In 1996, when Russian President Boris Yeltsin was seeking
re-election, his campaign strategists managed to rally a significant part of
society around the incumbent by drawing a dark portrait of the
revenge-seeking Communists. This year, the Kremlin was obviously trying to
present what it termed as political extremism as another threat to Russia’s
future in order to enlist a wide popular support for the ruling political
circles. The strategy seems to have failed as Spas turned out to be a weak
enemy. Other groups that subscribe to extremism in various forms managed to
escape close public attention proving that the Kremlin had been less sincere
and consistent when initiating its drive against extremism than one could
have thought earlier.
Nevertheless, the Duma campaign, with its free access to
airwaves for candidates, is giving an unprecedented level of legitimacy to
hate-mongers. Whatever the actual outcome of December 19 vote, the message
of ethnic intolerance is being spread freely and constantly to Russian
households to an extent never witnessed in any of previous campaigns.
The Communist Party, Russia’s largest and best
organized political organization, has avoided including anti-Semitic and
ultra-nationalist language in its electoral campaign on the federal level.
Yet reports from some of the Russian regions as well as the analyses of the
party press indicate that Communists often resort to anti-Semitic slurs
similar to those used in the campaigns in 1995 (Duma elections) and 1996
(presidential elections.) According to press reports, party leader Gennady
Zyuganov is casually using thinly-veiled anti-Semitic remarks when
addressing smaller audiences during his pre-election tour of the country.
On the national level, the Communist Party avoids using
anti-Semitic language. Yet the party leaves it to its rank-and-file members
and supporters to express anti-Semitic views in advance of the election. In
one such example, the party mouthpiece, the Sovyetskaya Rossia daily
newspaper published the text of the leaflet created by a reader who warned
Russians not let themselves be cheated by "Masonic lodges" (Soveytskaya
Rossia, Nov.23.)
It should be noted that few of the parties that spout
ultra-nationalism in the election campaign can boast a wide support base
among Russian voters. Only the Communists and Vladimir Zhirinovsky’s
inappropriately named Liberal Democrats have plausible chances of
winning seats in the next Duma on party lists. Communists take the lead in
pre-election opinion polls with 20 to 25 percent (22.3 % in 1995 elections)

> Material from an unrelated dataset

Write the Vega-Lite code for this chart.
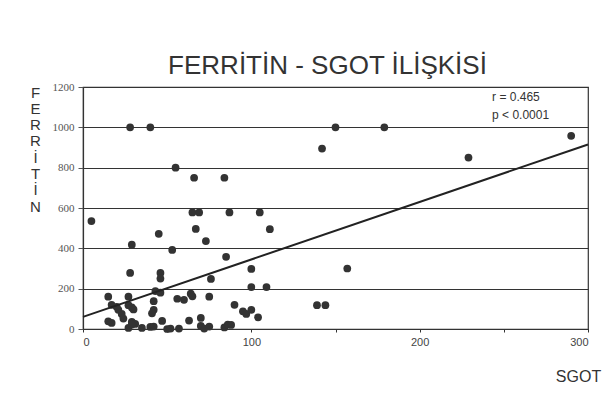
{
  "$schema": "https://vega.github.io/schema/vega-lite/v6.json",
  "width": 505,
  "height": 242,
  "autosize": {"type": "none"},
  "padding": {"left": 83, "top": 87, "right": 23, "bottom": 89},
  "background": "white",
  "title": {
    "text": "FERRİTİN - SGOT İLİŞKİSİ",
    "font": "Liberation Sans",
    "fontSize": 26,
    "fontWeight": "normal",
    "color": "#333333",
    "anchor": "middle",
    "frame": "group",
    "baseline": "alphabetic",
    "offset": 1,
    "dx": -8,
    "dy": 20
  },
  "datasets": {
    "points": [
      {"SGOT": 5, "FERRITIN": 535},
      {"SGOT": 28, "FERRITIN": 1000},
      {"SGOT": 40, "FERRITIN": 1000},
      {"SGOT": 150, "FERRITIN": 1000},
      {"SGOT": 179, "FERRITIN": 1000},
      {"SGOT": 290, "FERRITIN": 958},
      {"SGOT": 142, "FERRITIN": 895},
      {"SGOT": 229, "FERRITIN": 850},
      {"SGOT": 55, "FERRITIN": 800},
      {"SGOT": 66, "FERRITIN": 750},
      {"SGOT": 84, "FERRITIN": 750},
      {"SGOT": 65, "FERRITIN": 578},
      {"SGOT": 69, "FERRITIN": 578},
      {"SGOT": 87, "FERRITIN": 578},
      {"SGOT": 105, "FERRITIN": 578},
      {"SGOT": 67, "FERRITIN": 496},
      {"SGOT": 111, "FERRITIN": 495},
      {"SGOT": 45, "FERRITIN": 472},
      {"SGOT": 73, "FERRITIN": 436},
      {"SGOT": 29, "FERRITIN": 418},
      {"SGOT": 53, "FERRITIN": 392},
      {"SGOT": 85, "FERRITIN": 358},
      {"SGOT": 100, "FERRITIN": 298},
      {"SGOT": 157, "FERRITIN": 300},
      {"SGOT": 28, "FERRITIN": 278},
      {"SGOT": 46, "FERRITIN": 278},
      {"SGOT": 46, "FERRITIN": 250},
      {"SGOT": 76, "FERRITIN": 248},
      {"SGOT": 100, "FERRITIN": 208},
      {"SGOT": 109, "FERRITIN": 208},
      {"SGOT": 15, "FERRITIN": 160},
      {"SGOT": 27, "FERRITIN": 160},
      {"SGOT": 43, "FERRITIN": 188},
      {"SGOT": 46, "FERRITIN": 180},
      {"SGOT": 56, "FERRITIN": 150},
      {"SGOT": 60, "FERRITIN": 145},
      {"SGOT": 64, "FERRITIN": 175},
      {"SGOT": 65, "FERRITIN": 162},
      {"SGOT": 75, "FERRITIN": 160},
      {"SGOT": 17, "FERRITIN": 120},
      {"SGOT": 20, "FERRITIN": 110},
      {"SGOT": 21, "FERRITIN": 95},
      {"SGOT": 23, "FERRITIN": 75},
      {"SGOT": 24, "FERRITIN": 52},
      {"SGOT": 27, "FERRITIN": 118},
      {"SGOT": 29, "FERRITIN": 107},
      {"SGOT": 30, "FERRITIN": 97},
      {"SGOT": 42, "FERRITIN": 138},
      {"SGOT": 42, "FERRITIN": 95},
      {"SGOT": 41, "FERRITIN": 78},
      {"SGOT": 90, "FERRITIN": 120},
      {"SGOT": 95, "FERRITIN": 88},
      {"SGOT": 97, "FERRITIN": 75},
      {"SGOT": 100, "FERRITIN": 95},
      {"SGOT": 104, "FERRITIN": 58},
      {"SGOT": 139, "FERRITIN": 118},
      {"SGOT": 144, "FERRITIN": 118},
      {"SGOT": 15, "FERRITIN": 38},
      {"SGOT": 17, "FERRITIN": 30},
      {"SGOT": 27, "FERRITIN": 5},
      {"SGOT": 29, "FERRITIN": 35},
      {"SGOT": 31, "FERRITIN": 25},
      {"SGOT": 35, "FERRITIN": 5},
      {"SGOT": 40, "FERRITIN": 10},
      {"SGOT": 42, "FERRITIN": 12},
      {"SGOT": 47, "FERRITIN": 40},
      {"SGOT": 50, "FERRITIN": 0},
      {"SGOT": 52, "FERRITIN": 2},
      {"SGOT": 57, "FERRITIN": 2},
      {"SGOT": 63, "FERRITIN": 42},
      {"SGOT": 70, "FERRITIN": 55},
      {"SGOT": 70, "FERRITIN": 15},
      {"SGOT": 72, "FERRITIN": 2},
      {"SGOT": 75, "FERRITIN": 12},
      {"SGOT": 84, "FERRITIN": 8},
      {"SGOT": 86, "FERRITIN": 22},
      {"SGOT": 88, "FERRITIN": 20},
      {"SGOT": 29, "FERRITIN": 22}
    ],
    "fit": [
      {"SGOT": 0, "FERRITIN": 60},
      {"SGOT": 300, "FERRITIN": 915}
    ],
    "notes": [
      {"SGOT": 243, "FERRITIN": 1150, "label": "r = 0.465"},
      {"SGOT": 243, "FERRITIN": 1060, "label": "p < 0.0001"}
    ]
  },
  "layer": [
    {
      "data": {"name": "points"},
      "mark": {"type": "point", "filled": true, "shape": "circle", "size": 60, "color": "#333333", "opacity": 1},
      "encoding": {
        "x": {
          "field": "SGOT", "type": "quantitative",
          "scale": {"domain": [0, 300], "nice": false, "zero": true},
          "axis": {
            "values": [0, 50, 100, 150, 200, 250, 300],
            "labelExpr": "datum.value % 100 === 0 ? datum.label : ''",
            "grid": false,
            "domainColor": "#333333",
            "domainWidth": 1.2,
            "tickColor": "#333333",
            "tickSize": 3,
            "labelFont": "Liberation Sans",
            "labelFontSize": 11,
            "labelColor": "#444444",
            "labelPadding": 4,
            "title": "SGOT",
            "titleFont": "Liberation Sans",
            "titleFontSize": 16,
            "titleFontWeight": "normal",
            "titleColor": "#333333",
            "titleX": 495,
            "titleY": 52,
            "titleAlign": "center",
            "titleBaseline": "alphabetic"
          }
        },
        "y": {
          "field": "FERRITIN", "type": "quantitative",
          "scale": {"domain": [0, 1200], "nice": false},
          "axis": {
            "values": [0, 100, 200, 300, 400, 500, 600, 700, 800, 900, 1000, 1100, 1200],
            "labelExpr": "datum.value % 200 === 0 ? datum.label : ''",
            "format": "d",
            "grid": true,
            "gridColor": "#333333",
            "gridWidth": 1,
            "gridOpacity": {"condition": {"test": "datum.value % 200 === 0", "value": 1}, "value": 0},
            "tickSize": {"condition": {"test": "datum.value % 200 === 0", "value": 5}, "value": 3},
            "domainColor": "#333333",
            "domainWidth": 1.2,
            "tickColor": "#555555",
            "labelFont": "Liberation Serif",
            "labelFontSize": 11,
            "labelColor": "#555555",
            "labelPadding": 4,
            "title": ["F", "E", "R", "R", "İ", "T", "İ", "N"],
            "titleFont": "Liberation Sans",
            "titleFontSize": 15,
            "titleFontWeight": "normal",
            "titleColor": "#333333",
            "titleAngle": 0,
            "titleAlign": "center",
            "titleBaseline": "top",
            "titleLineHeight": 16.3,
            "titleX": -48,
            "titleY": -2
          }
        }
      }
    },
    {
      "data": {"name": "fit"},
      "mark": {"type": "line", "color": "#222222", "strokeWidth": 2},
      "encoding": {
        "x": {"field": "SGOT", "type": "quantitative"},
        "y": {"field": "FERRITIN", "type": "quantitative"}
      }
    },
    {
      "data": {"name": "notes"},
      "mark": {"type": "text", "align": "left", "baseline": "middle", "font": "Liberation Sans", "fontSize": 12, "color": "#333333"},
      "encoding": {
        "x": {"field": "SGOT", "type": "quantitative"},
        "y": {"field": "FERRITIN", "type": "quantitative"},
        "text": {"field": "label"}
      }
    }
  ],
  "config": {
    "view": {"stroke": "#333333", "strokeWidth": 1.2}
  }
}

while Liberal Democrats are struggling to win parliamentary representation
with 4 percent of voters’ sympathies as of this week (11.2 % in 1995.)
Several reputed ultra-nationalists are likely to win Duma
seats in single-mandate constituencies. One is the retired army general
Albert Makashov who gained notoriety for a series of openly anti-Semitic
statements he made a year ago. Makashov, who currently holds a Duma seat
from an industrial district in the city of Samara, is again running in the
same constituency. In the absence of strong opponents running against him,
he is believed to have an easy task on December 19.
In the meantime, there is little indication that the
composition of the next State Duma will be much different from the current
one in terms of representation of ultra-nationalists and Russian
chauvinists. However, one must keep in mind the lesson of the last general
elections in 1995. Four years ago, parties that exploited ultra-nationalism
received 21.7% of the vote (15,043,274 votes.) If we add to this figure the
22.3% received by the Communist Party, which before last year’s
anti-Semitic attacks from Albert Makashov and Viktor Ilyukhin was not widely
associated with anti-Semitism, we come up with a little less than one-half
of the Russian electorate easily buying into chauvinism
and intolerance in various political wrappings. Of this nearly one-half of
the vote, only 33.5% (including 22.3% of support garnered by Communists) was
counted in the final distribution of the Duma seats. The clarion signal of
the previous elections was not heard to a degree it should have been heard.
It should also be remembered that this campaign is taking
place amidst the military operation in the south of Russia which, with the
help of the Kremlin, has echoes with clear nationalist and anti-Western
sentiments in the souls of many Russians.
Ultimately, the goal of watching the current campaign is
not that much about calculating the feasibility of this or that party’s
chances to win parliamentary seats. It is more about being evaluating the
extent to which Russian society is sensitive to hate propaganda and other
issues of concern to the nation’s many minorities.